-- SHORT TASK --
Can you write out all the lines word for word, with no pictures?

─── DATA SHOWN ───

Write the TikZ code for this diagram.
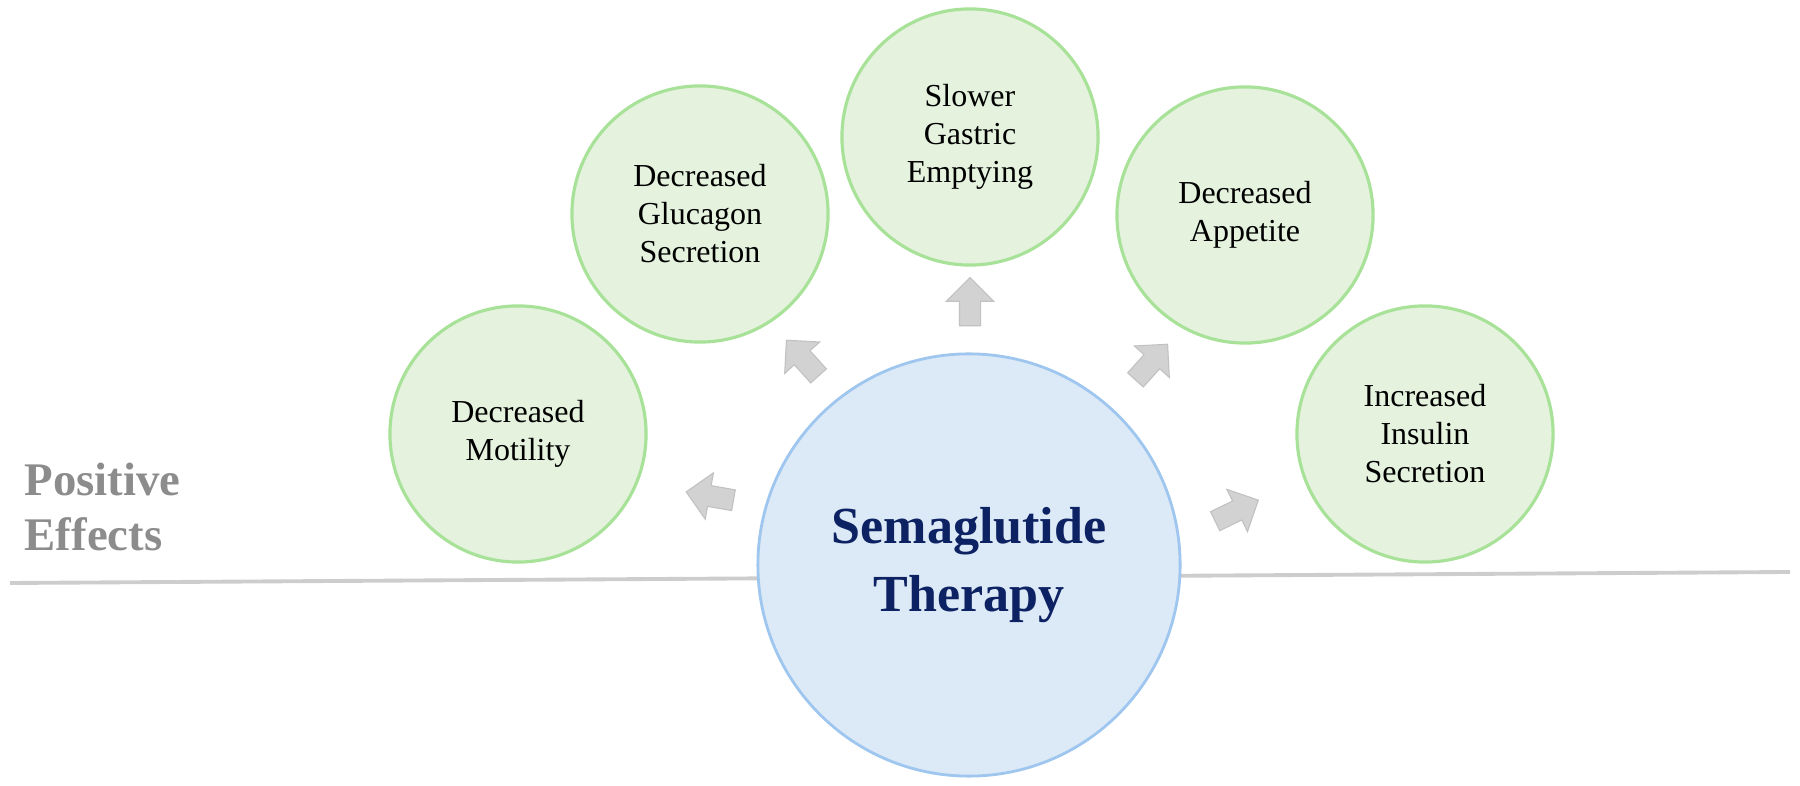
\documentclass[tikz,border=0pt]{standalone}
\usepackage{fontspec}
\setmainfont{Liberation Serif}
\usepackage{tikz}
\usetikzlibrary{arrows,shapes.arrows,positioning}
\definecolor{effectfill}{RGB}{228,242,222}
\definecolor{effectline}{RGB}{168,226,152}
\definecolor{therapyfill}{RGB}{220,233,247}
\definecolor{therapyline}{RGB}{158,198,238}
\definecolor{therapytext}{RGB}{12,34,98}
\definecolor{pilgray}{RGB}{210,210,210}
\definecolor{labelgray}{RGB}{140,140,140}
\definecolor{rulegray}{RGB}{205,205,205}
\tikzset{
    %Define style for effect circles
    effect/.style={
           circle,
           draw=effectline, line width=0.9pt,
           fill=effectfill,
           minimum size=2.56cm,
           inner sep=0pt,
           font=\fontsize{9.1pt}{10.8pt}\selectfont,
           align=center},
    %Define style for the therapy circle
    therapy/.style={
           circle,
           draw=therapyline, line width=0.8pt,
           fill=therapyfill,
           minimum size=4.22cm,
           inner sep=0pt,
           text=therapytext,
           font=\fontsize{14.8pt}{19.1pt}\selectfont\bfseries,
           align=center},
    % Define block arrow style
    pil/.style={
           single arrow,
           fill=pilgray,
           draw=pilgray!92!black, line width=0.3pt,
           minimum height=0.48cm,
           inner xsep=0pt,
           inner ysep=0.1cm,
           single arrow head extend=0.13cm,
           single arrow head indent=0pt},
    % Define style for the side label
    sidelabel/.style={
           text=labelgray,
           font=\fontsize{13.3pt}{15.6pt}\selectfont\bfseries,
           align=left,
           inner sep=0pt}
}
\begin{document}
\begin{tikzpicture}[x=0.01cm,y=-0.01cm]
\useasboundingbox (0,0) rectangle (1800,786);
 %rule
\coordinate (l) at (10,583);
\coordinate (r) at (1790,572);
\draw[rulegray, line width=1.1pt] (l) -- (r);
 %nodes
\node[therapy](ther) at (969,565){Semaglutide\\Therapy};
\node[effect](mot) at (518,434){Decreased\\Motility};
\node[effect](glu) at (700,214){Decreased\\Glucagon\\Secretion};
\node[effect](gas) at (970,137){Slower\\Gastric\\Emptying};
\node[effect](app) at (1245,215){Decreased\\Appetite};
\node[effect](ins) at (1425,434){Increased\\Insulin\\Secretion};
\node[sidelabel, anchor=west](pos) at (24,507){Positive\\Effects};
 %arrows
\node[pil, rotate=170](a1) at (715,497){};
\node[pil, rotate=132](a2) at (806,362){};
\node[pil, rotate=90](a3) at (970,307){};
\node[pil, rotate=48](a4) at (1148,366){};
\node[pil, rotate=26](a5) at (1232,513){};
\end{tikzpicture}
\end{document}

───

-- WRITTEN RESPONSE --
Write the TikZ code for this diagram.
\documentclass[tikz,border=0pt]{standalone}
\usepackage{fontspec}
\setmainfont{Liberation Serif}
\usepackage{tikz}
\usetikzlibrary{arrows,shapes.arrows,positioning}
\definecolor{effectfill}{RGB}{228,242,222}
\definecolor{effectline}{RGB}{168,226,152}
\definecolor{therapyfill}{RGB}{220,233,247}
\definecolor{therapyline}{RGB}{158,198,238}
\definecolor{therapytext}{RGB}{12,34,98}
\definecolor{pilgray}{RGB}{210,210,210}
\definecolor{labelgray}{RGB}{140,140,140}
\definecolor{rulegray}{RGB}{205,205,205}
\tikzset{
    %Define style for effect circles
    effect/.style={
           circle,
           draw=effectline, line width=0.9pt,
           fill=effectfill,
           minimum size=2.56cm,
           inner sep=0pt,
           font=\fontsize{9.1pt}{10.8pt}\selectfont,
           align=center},
    %Define style for the therapy circle
    therapy/.style={
           circle,
           draw=therapyline, line width=0.8pt,
           fill=therapyfill,
           minimum size=4.22cm,
           inner sep=0pt,
           text=therapytext,
           font=\fontsize{14.8pt}{19.1pt}\selectfont\bfseries,
           align=center},
    % Define block arrow style
    pil/.style={
           single arrow,
           fill=pilgray,
           draw=pilgray!92!black, line width=0.3pt,
           minimum height=0.48cm,
           inner xsep=0pt,
           inner ysep=0.1cm,
           single arrow head extend=0.13cm,
           single arrow head indent=0pt},
    % Define style for the side label
    sidelabel/.style={
           text=labelgray,
           font=\fontsize{13.3pt}{15.6pt}\selectfont\bfseries,
           align=left,
           inner sep=0pt}
}
\begin{document}
\begin{tikzpicture}[x=0.01cm,y=-0.01cm]
\useasboundingbox (0,0) rectangle (1800,786);
 %rule
\coordinate (l) at (10,583);
\coordinate (r) at (1790,572);
\draw[rulegray, line width=1.1pt] (l) -- (r);
 %nodes
\node[therapy](ther) at (969,565){Semaglutide\\Therapy};
\node[effect](mot) at (518,434){Decreased\\Motility};
\node[effect](glu) at (700,214){Decreased\\Glucagon\\Secretion};
\node[effect](gas) at (970,137){Slower\\Gastric\\Emptying};
\node[effect](app) at (1245,215){Decreased\\Appetite};
\node[effect](ins) at (1425,434){Increased\\Insulin\\Secretion};
\node[sidelabel, anchor=west](pos) at (24,507){Positive\\Effects};
 %arrows
\node[pil, rotate=170](a1) at (715,497){};
\node[pil, rotate=132](a2) at (806,362){};
\node[pil, rotate=90](a3) at (970,307){};
\node[pil, rotate=48](a4) at (1148,366){};
\node[pil, rotate=26](a5) at (1232,513){};
\end{tikzpicture}
\end{document}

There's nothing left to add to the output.